Si misero entrambi a ridere. Poi Leonardo la prese per mano, correndo a perdifiato fino all'infermeria. Era l'alba e dovevano sbrigarsi.

"Claviceps purpurea", urlarono all'unisono, entrando nella stanza. Erano arrivati appena in tempo: le guardie svizzere stavano cospargendo i malati con l'olio. Se fossero arrivati giusto una manciata di secondi più tardi, non avrebbero potuto fare niente, per salvarli.
"Come dite?", chiese Riario fingendo di non aver capito. Si umettò le labbra segno che, nonostante non lo desse a vedere, era nervoso.
"Il fungo della segale cornuta ha effetti tremendi: spasmi, vomito, idropisia, cancrena e, secondo i sopravvissuti, la nitida sensazione che il corpo bruci. Come tra le fiamme dell'inferno. Sconvolge la mente, capite? Causando allucinazioni e manie", spiegò Leonardo.
"Capisco", disse Riario sarcastico. 
"Il piede della statua là fuori è ricoperto di segale cornuta. Ogni vittima ha baciato il piede di Sant'Antonio prima di cadere ammalata. Tutte le sorelle colpite, Vanessa, persino il pio ufficiale, Bertino, l'hanno baciato", continuò Da Vinci.
"Ciò che voi insinuate è pura follia", ribattè Mercuri adirato.
"Davvero? E perchè nè voi ne gli uomini del capitano Grunwald siete infetti? Perchè gli eretici come Giuliano de Medici, il giovane Nico, Elettra e io non lo siamo? Noi non abbiamo baciato il piede della statua, nè voi nè i vostri uomini"
"Voi lo sapevate, l'avete architettato per minare il potere dei Medici dall'interno", disse Elettra.
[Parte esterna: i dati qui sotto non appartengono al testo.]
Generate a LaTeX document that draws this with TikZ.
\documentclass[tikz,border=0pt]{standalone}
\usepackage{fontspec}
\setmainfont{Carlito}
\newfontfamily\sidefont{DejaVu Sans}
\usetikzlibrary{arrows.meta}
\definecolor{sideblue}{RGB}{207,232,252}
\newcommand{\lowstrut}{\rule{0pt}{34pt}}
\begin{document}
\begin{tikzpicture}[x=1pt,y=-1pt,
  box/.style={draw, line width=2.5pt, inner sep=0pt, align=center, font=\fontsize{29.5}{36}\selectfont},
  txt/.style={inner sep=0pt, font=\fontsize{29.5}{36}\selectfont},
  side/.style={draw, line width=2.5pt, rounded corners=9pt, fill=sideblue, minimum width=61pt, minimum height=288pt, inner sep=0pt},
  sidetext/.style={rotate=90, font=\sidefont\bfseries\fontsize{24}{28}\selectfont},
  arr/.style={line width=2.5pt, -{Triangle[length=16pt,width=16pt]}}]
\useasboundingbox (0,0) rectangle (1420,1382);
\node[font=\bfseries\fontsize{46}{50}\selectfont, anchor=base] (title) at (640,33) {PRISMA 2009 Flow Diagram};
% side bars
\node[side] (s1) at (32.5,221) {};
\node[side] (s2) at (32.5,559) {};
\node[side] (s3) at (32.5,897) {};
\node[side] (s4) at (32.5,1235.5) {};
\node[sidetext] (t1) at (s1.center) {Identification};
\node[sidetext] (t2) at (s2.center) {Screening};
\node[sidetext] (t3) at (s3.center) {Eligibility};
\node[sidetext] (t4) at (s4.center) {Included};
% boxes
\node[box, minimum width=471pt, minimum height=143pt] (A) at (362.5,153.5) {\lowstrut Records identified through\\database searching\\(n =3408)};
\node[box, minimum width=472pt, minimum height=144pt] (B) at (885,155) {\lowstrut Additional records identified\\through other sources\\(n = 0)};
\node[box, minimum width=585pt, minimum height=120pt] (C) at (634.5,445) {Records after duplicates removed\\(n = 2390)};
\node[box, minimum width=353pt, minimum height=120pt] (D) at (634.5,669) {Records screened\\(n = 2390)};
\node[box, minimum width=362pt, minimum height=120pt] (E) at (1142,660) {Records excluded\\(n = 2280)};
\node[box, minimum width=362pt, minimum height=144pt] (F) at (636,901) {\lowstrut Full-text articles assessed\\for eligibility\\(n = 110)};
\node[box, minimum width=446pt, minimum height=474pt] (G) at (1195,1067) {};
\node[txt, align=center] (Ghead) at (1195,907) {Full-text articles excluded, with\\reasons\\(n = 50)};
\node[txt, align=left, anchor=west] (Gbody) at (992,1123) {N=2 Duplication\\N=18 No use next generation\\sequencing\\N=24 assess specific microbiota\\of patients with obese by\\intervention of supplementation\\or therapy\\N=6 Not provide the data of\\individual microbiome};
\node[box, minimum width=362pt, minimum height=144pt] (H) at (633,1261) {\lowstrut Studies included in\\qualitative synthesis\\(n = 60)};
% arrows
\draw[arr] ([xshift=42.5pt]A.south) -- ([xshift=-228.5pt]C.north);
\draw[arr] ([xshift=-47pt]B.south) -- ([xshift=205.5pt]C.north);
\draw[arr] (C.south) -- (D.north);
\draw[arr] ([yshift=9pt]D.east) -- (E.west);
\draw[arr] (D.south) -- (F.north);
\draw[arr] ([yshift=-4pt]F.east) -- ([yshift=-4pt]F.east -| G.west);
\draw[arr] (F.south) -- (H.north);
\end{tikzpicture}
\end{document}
"Non ascolterò oltre queste odiose calunnie", ribattè Mercuri a denti stretti.
"Vi basta baciare il piede della statua per provare che sono calunnie", controbattè Leonardo con ironia. Sapeva che non lo avrebbe mai fatto. 
Elettra sorrise sarcastica al Conte. 'Beccato', pensò.
"Segale cornuta? Chi ha mai sentito una tal cosa", commentò stizzito il prefetto Mercuri.
"Geoffroy du Breuil, uno storico francese. Ha raccontato di un'epidemia simile nel XII secolo; certi passatempi non erano solo di Boccaccio...", rispose ironica Elettra.  "Negli archivi segreti del Vaticano avrete di sicuro una copia della cronaca". In quel momento vide suo frattello impallidire di colpo e capì: era stato lui a visionare quel manoscritto, per ordine o di Mercuri o di Riario. 
"C'è un rimedio per questa afflizione: un unguento preparato con queste erbe...", disse Leonardo mentre scriveva gli ingredienti, "...ed aceto, unito a vigorosi salassi. Affrettatevi, possiamo ancora salvare le persone colpite", si rivolse alla badessa.
"Complimenti, Da Vinci", alla fine Leo ce l'aveva fatta, a guadagnarsi la stima e il rispetto di Giuliano. Una bella pacca sulla schiena ne fu la dimostrazione.
"Grazie, maestro", la stima proveniva anche dalla madre superiora. 
"E come avremmo dovuto fare, artista, per mettere in atto tutto questo?", il Conte Riario era curioso, per natura. Da sempre.
"Oh, non è stato difficile, Conte. Il convento è aperto a tutti i fedeli, come ha detto la madre priora, quindi anche un solo uomo, in qualunque momento, poteva entrare qui, contaminare il piede di Sant'Antonio ed aspettare..." 
"La spia che Lorenzo sta cercando, deve essere stato lui!", lo interruppe Elettra.
Da Vinci non fece in tempo a confermare le intuizioni dell'amica: cadde a terra in preda a spasmi e cominciò a farneticare ed urlare. Era stato contaminato anche lui. Il bacio di Vanessa.